И тогда окажется понятным, что Бенкендорф назовет первые строки «дерзкими» (как может младший офицер советовать самому справедливому судье быть еще справедливее!), а прибавление — «вольнодумством более чем преступным». Император просто усомнится в рассудке Лермонтова. Не зря в свете ходило мнение, что стихи являются прямым «воззванием к революции».

Вот как вспоминал В. Стасов о народной реакции на появление стихов Лермонтова:

«Проникшее к нам в тот час, как и всюду тайком, в рукописи стихотворение „На смерть поэта“ глубоко взволновало нас, и мы читали и декламировали его с беспредельным жаром в антрактах между классами. Хотя мы хорошенько и не знали, да и узнать не от кого было, про кого это речь шла в строфе: „А вы, толпою жадною стоящие у трона“ и т. д., но все-таки мы волновались, приходили на кого-то в глубокое негодование, пылали от всей души, наполненные геройским воодушевлением, готовые, пожалуй, на что угодно, — так нас подымала сила лермонтовских стихов, так заразителен был жар, пламеневший в этих стихах. Навряд ли когда-нибудь в России стихи производили такое громадное и повсеместное впечатление».

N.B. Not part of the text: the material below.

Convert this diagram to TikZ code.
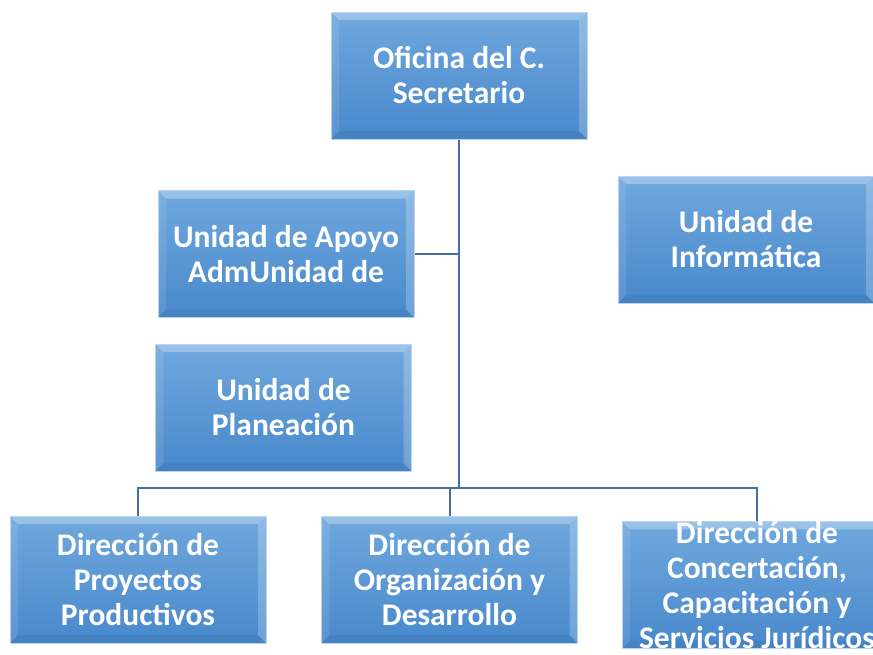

В 1863 году дальний родственник Лермонтова — Лонгинов, комментируя второе издание собрания сочинений Лермонтова, записал:

«Эпиграф к стихотворению на смерть Пушкина, помещенный на стр. 474, тома 2, взят из прекрасного перевода старинной трагедии Ротру „Венцеслав“, исполненного в двадцатые годы А. Жандром. Мы помним, что он находился в рукописях стихотворения Лермонтова при самом его появлении в Петербурге в начале февраля 1837 года, а потому очень может быть, что эпиграф этот был поставлен самим поэтом».

В 1891 году П. А. Висковатов в книге «М. Ю. Лермонтов. Жизнь и творчество» писал об эпиграфе:

«Долгое время эпиграф этот выкидывался из изданий, как прибавленный к стихотворению чьей-то досужей рукой, а не самим поэтом (изд. 1863 г., т. 2, с. 474. То же и в издании 1873 года). Лонгинов говорит, что эпиграф этот взят из трагедии Ротру „Венцеслав первый“, в 20-х годах переведенной А. Жандром. Я не успел проверить справедливость показания. А. П. Шан-Гирей уверял меня, что это слова из какой-то трагедии, написанной самим Лермонтовым, но не законченной или же только задуманной им, причем было сделано несколько набросков».

Попробуем решить, почему Лермонтов, использовав текст французского классика, не захотел называть ни автора, ни трагедии?

Известно, что А. Жандр сумел опубликовать в «Русской Талии» за 1825 год только первое действие своего перевода «Венцеслава». А. Жандр готовил перевод для бенефиса Каратыгина, но пьеса была запрещена цензурой. Полный перевод Жандра не был известен.